We have received a Copyright claim from Amazon for our @peertube instance videos.trom.tf/ . Hetzner, the hosting company where we have the dedicated server at, gave us 24h to resolve it.

The problem?

The video in question, a documentary about "aliens", a garbage piece of content, was NOT hosted on our instance, of course. But since Peertube is federated the idiots sent the claim to our hosting company. Even if UNDER the video you can see that video is "Posted By:" and the instance and username. It takes a few seconds to see where the video is hosted.

But who cares...maybe Amazon has "AI Agents" employed and they simply find a video of theirs on a URL and see the IP of that URL and submit a Copyright claim to the hosting where that domain is registered?!

Bunch of idiots.

But it is very concerning the fact that they can do these and we, the ones who host (and for free for that matter), need to quickly "fix" these things even if the claim has nothing to do with our server.

We eventually had to block that URL, thanks Peertube for allowing that, else these idiots cannot understand that it was not us who were hosting that video.

#peertube #fedi #fediverse

videos.trom.tf

A trade-free video hosting platform for science/technology/nature videos in the English language. You do not have to trade your currency, data, attention, freedom or anything else, in order to use it.

videos.trom.tf

@trom @peertube

So first up, I am not a lawyer, even if I play one on TV. Seems to me though that even if you didn't post the video, that if your server is seeding it, then technically you, among others, *are* hosting it?
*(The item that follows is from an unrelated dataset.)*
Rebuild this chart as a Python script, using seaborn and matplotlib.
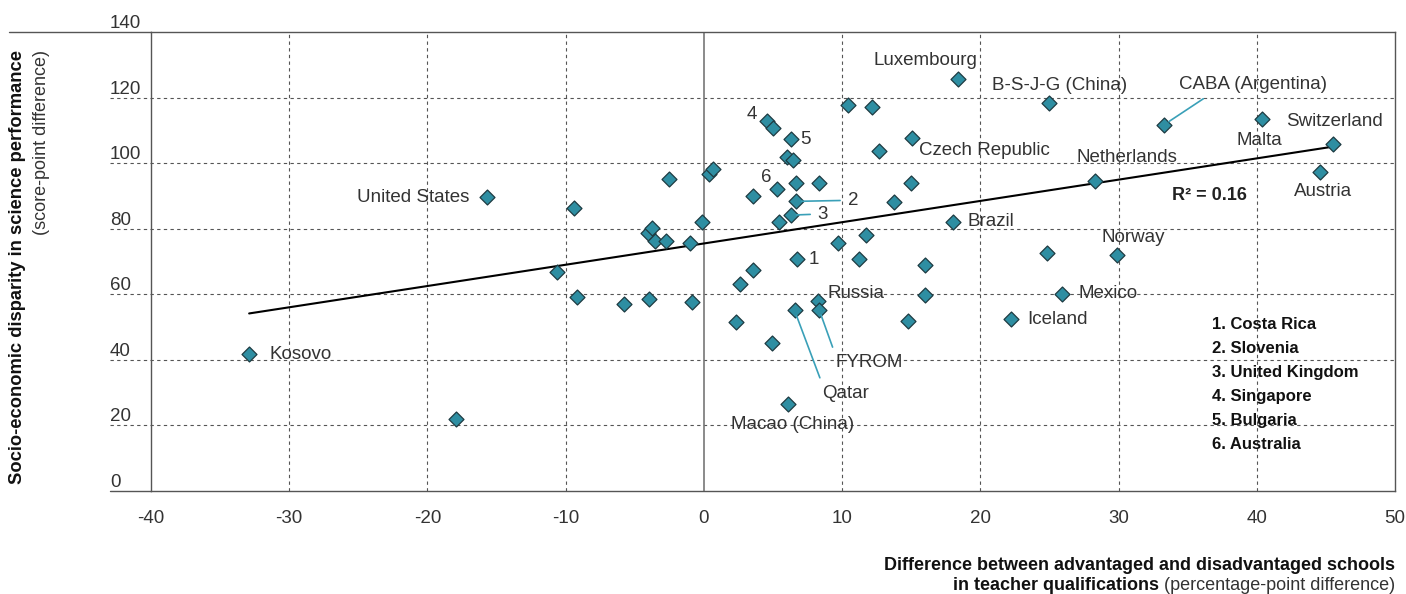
import numpy as np
import pandas as pd
import matplotlib.pyplot as plt
import seaborn as sns

# ==============================
# DATA
# ==============================

teacher_diff = [-32.9, -17.9, -15.7, -10.66, -9.4, -9.16, -5.8, -4.0, -4.05, -3.78,
                -3.57, -2.73, -2.5, -0.99, -0.85, -0.12, 0.38, 0.67, 2.34, 2.63,
                3.52, 3.54, 4.6, 4.97, 4.92, 5.26, 5.45, 5.98, 6.1, 6.29,
                6.29, 6.46, 6.56, 6.65, 6.65, 6.77, 8.22, 8.3, 8.34, 9.69,
                10.44, 11.2, 11.7, 12.15, 12.7, 13.75, 14.8, 14.95, 15.07, 16.0,
                16.0, 18.0, 18.37, 22.2, 24.85, 25.0, 25.9, 28.3, 29.9, 33.3,
                40.4, 44.6, 45.5]

ses_disparity = [41.8, 22.0, 89.7, 66.8, 86.3, 59.3, 57.2, 58.7, 78.6, 80.4,
                 76.3, 76.3, 95.1, 75.6, 57.7, 82.0, 96.6, 98.4, 51.5, 63.2,
                 67.4, 90.0, 113.0, 110.8, 45.3, 92.3, 82.0, 101.8, 26.6, 107.3,
                 84.2, 100.9, 55.1, 94.0, 88.4, 70.8, 57.9, 94.0, 55.3, 75.6,
                 117.7, 70.8, 78.2, 117.1, 103.8, 88.1, 52.0, 94.1, 107.6, 69.0,
                 59.8, 82.2, 125.8, 52.6, 72.7, 118.5, 60.2, 94.6, 72.1, 111.8,
                 113.4, 97.4, 106.0]

point_labels = ["Kosovo", "", "United States", "", "", "", "", "", "", "",
                "", "", "", "", "", "", "", "", "", "",
                "", "", "4", "", "", "6", "", "", "Macao (China)", "5",
                "3", "", "Qatar", "", "2", "1", "Russia", "", "FYROM", "",
                "", "", "", "", "", "", "", "", "Czech Republic", "",
                "", "Brazil", "Luxembourg", "Iceland", "", "B-S-J-G (China)", "Mexico", "Netherlands", "Norway", "CABA (Argentina)",
                "Malta", "Austria", "Switzerland"]

key_lines = ["1. Costa Rica", "2. Slovenia", "3. United Kingdom",
             "4. Singapore", "5. Bulgaria", "6. Australia"]

x_ticks = [-40, -30, -20, -10, 0, 10, 20, 30, 40, 50]
y_ticks = [0, 20, 40, 60, 80, 100, 120, 140]

# label placement: (dx px, dy px, ha, leader relpos or None)
label_style = {
    "Kosovo": (20, 0, "left", None),
    "United States": (-18, 0, "right", None),
    "Luxembourg": (-32, 18, "center", None),
    "B-S-J-G (China)": (10, 17, "center", None),
    "CABA (Argentina)": (89, 40, "center", (0.22, 0)),
    "Malta": (-3, -21, "center", None),
    "Switzerland": (2, 22, "center", None),
    "Austria": (3, -20, "center", None),
    "Netherlands": (32, 24, "center", None),
    "Czech Republic": (7, -12, "left", None),
    "Brazil": (15, 0, "left", None),
    "Norway": (16, 17, "center", None),
    "Mexico": (17, 0, "left", None),
    "Iceland": (17, -1, "left", None),
    "Russia": (10, 8, "left", None),
    "FYROM": (16, -53, "left", (0, 1)),
    "Qatar": (28, -83, "left", (0, 1)),
    "Macao (China)": (4, -21, "center", None),
    "4": (-16, 6, "center", None),
    "5": (15, 0, "center", None),
    "6": (-10, 11, "center", None),
    "1": (16, 0, "center", None),
    "2": (57, 1, "center", (0, 0.5)),
    "3": (32, 1, "center", (0, 0.5)),
}

df = pd.DataFrame({"teacher": teacher_diff, "ses": ses_disparity, "label": point_labels})

# ==============================
# STYLE
# ==============================

sns.set_style("white")
plt.rcParams['font.family'] = ['Liberation Sans', 'DejaVu Sans']
plt.rcParams['axes.unicode_minus'] = False

frame_col = "#555555"
grid_col = "#555555"
point_col = "#2E8EA2"
lead_col = "#3AA0B8"
text_col = "#333333"

W, H = 1406, 594
fig = plt.figure(figsize=(W / 100, H / 100), dpi=100)
ax = fig.add_axes([151 / W, 1 - 491 / H, 1244 / W, 458.7 / H])

# ==============================
# PLOT
# ==============================

sns.regplot(data=df, x="teacher", y="ses", scatter=False, ci=None, truncate=True,
            line_kws=dict(color="black", lw=1.5, zorder=3), ax=ax)
sns.scatterplot(data=df, x="teacher", y="ses", marker="D", s=58, color=point_col,
                edgecolor="#1e3b42", linewidth=0.9, zorder=4, ax=ax)

ax.set_xlim(-40, 50)
ax.set_ylim(0, 140)
ax.set_xticks(x_ticks)
ax.set_yticks(y_ticks)
ax.set_xlabel("")
ax.set_ylabel("")

for s in ax.spines.values():
    s.set_color(frame_col)
    s.set_linewidth(1.0)

# gridlines, extended past the frame like the original
gx = -41 / 1244
for v in y_ticks[1:-1]:
    ax.axhline(v, xmin=gx, xmax=1, color=grid_col, lw=0.8, ls=(0, (3, 3)), clip_on=False, zorder=1)
ax.axhline(0, xmin=gx, xmax=0, color=frame_col, lw=1.0, clip_on=False)
ax.axhline(140, xmin=-142 / 1244, xmax=0, color=frame_col, lw=1.0, clip_on=False)
for v in x_ticks[1:-1]:
    if v == 0:
        ax.axvline(v, color="#777777", lw=1.2, zorder=1)
    else:
        ax.axvline(v, color=grid_col, lw=0.8, ls=(0, (3, 3)), zorder=1)

ax.tick_params(axis="x", length=8, width=0.8, color=frame_col, pad=6,
               labelsize=13.5, labelcolor=text_col)
ax.tick_params(axis="y", length=0, pad=29.5, labelsize=13.5, labelcolor=text_col)
for lab in ax.get_yticklabels():
    lab.set_ha("left")
    lab.set_va("bottom")

# point labels
for x, y, name in zip(teacher_diff, ses_disparity, point_labels):
    if not name:
        continue
    dx, dy, ha, leader = label_style[name]
    arrow = None
    if leader is not None:
        arrow = dict(arrowstyle="-", color=lead_col, lw=1.2, shrinkA=3, shrinkB=4, relpos=leader)
    ax.annotate(name, (x, y), xytext=(dx, dy), textcoords="offset pixels",
                ha=ha, va="center", fontsize=13.5, color=text_col,
                arrowprops=arrow, zorder=5)

ax.text(0.851, 0.644, "R² = 0.16", transform=ax.transAxes, ha="center", va="center",
        fontsize=13, fontweight="bold", color="#222222")

for i, line in enumerate(key_lines):
    ax.text(0.853, 0.3634 - i * 0.0523, line, transform=ax.transAxes, ha="left", va="center",
            fontsize=12, fontweight="bold", color="#111111")

# axis titles
fig.text(18 / W, 1 - 50 / H, "Socio-economic disparity in science performance", rotation=90,
         ha="center", va="top", fontsize=13.2, fontweight="bold", color="#111111")
fig.text(42 / W, 1 - 50 / H, "(score-point difference)", rotation=90,
         ha="center", va="top", fontsize=13, color=text_col)

fig.text(1395 / W, 1 - 566 / H, "Difference between advantaged and disadvantaged schools",
         ha="right", va="center", fontsize=13, fontweight="bold", color="#111111")
t_reg = fig.text(1395 / W, 1 - 586 / H, " (percentage-point difference)",
                 ha="right", va="center", fontsize=13, color=text_col)
fig.canvas.draw()
bb = t_reg.get_window_extent(fig.canvas.get_renderer())
fig.text(bb.x0 / fig.bbox.width, 1 - 586 / H, "in teacher qualifications",
         ha="right", va="center", fontsize=13, fontweight="bold", color="#111111")

fig.savefig("out.png", dpi=100)
plt.close(fig)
Surely in this case though you could comply just by defederating that particular piece of content / user?

It's interesting though that Amazon are recognizing Peertube content, even if just for copyright. That to me suggests they're keeping an eye on it, even if they likely don't consider it a major threat... yet.

#Peertube #Amazon #Copyright

@peertube @Blort Well we are not seeding it, only displaying it. For those who somehow search from our instance that particular content.